C’est par douze apôtres que le Seigneur a commencé, et regardez où nous en sommes ! Faisons donc mémoire de cela.
Dans notre vie, c’est pareil : faisons mémoire de la grâce de Dieu qui agit en nous. Ce que nous sommes, nous le devons aussi à l’Église.

Soyons dons dans une grande confiance par rapport à l’avenir. Et c’est justement là où vous, Chrétiens, vous êtes attendus : de rappeler le primat de la confiance sur le contrôle dans une société qui – au contraire – invite à toujours plus sécuriser, normer, protocoler… il y a certainement du bon, mais nous sommes dans un autre ordre.

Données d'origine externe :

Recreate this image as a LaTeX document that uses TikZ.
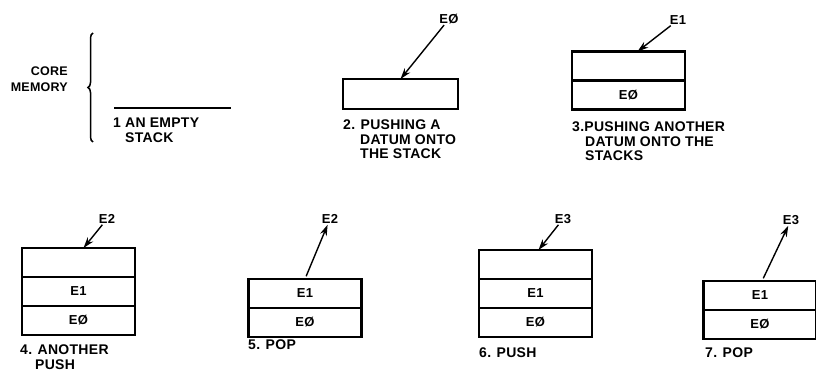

Nous sommes dans l’ordre de la grâce. Et l’ordre de la grâce est tout autre,

Amen !


Références des lectures du jour :

  • Livre d’Ézéchiel 17,22-24.
  • Psaume 92(91),2-3.13-14.15-16.
  • Deuxième lettre de saint Paul Apôtre aux Corinthiens 5,6-10.
  • Évangile de Jésus-Christ selon saint Marc 4,26-34 :

En ce temps-là, Jésus disait aux foules :
« Il en est du règne de Dieu comme d’un homme qui jette en terre la semence : nuit et jour, qu’il dorme ou qu’il se lève, la semence germe et grandit, il ne sait comment.
D’elle-même, la terre produit d’abord l’herbe, puis l’épi, enfin du blé plein l’épi.
Et dès que le blé est mûr, il y met la faucille, puisque le temps de la moisson est arrivé. »

Il disait encore :
« À quoi allons-nous comparer le règne de Dieu ? Par quelle parabole pouvons-nous le représenter ?
Il est comme une graine de moutarde : quand on la sème en terre, elle est la plus petite de toutes les semences.
Mais quand on l’a semée, elle grandit et dépasse toutes les plantes potagères ; et elle étend de longues branches, si bien que les oiseaux du ciel peuvent faire leur nid à son ombre. »

Par de nombreuses paraboles semblables, Jésus leur annonçait la Parole, dans la mesure où ils étaient capables de l’entendre.
Il ne leur disait rien sans parabole, mais il expliquait tout à ses disciples en particulier.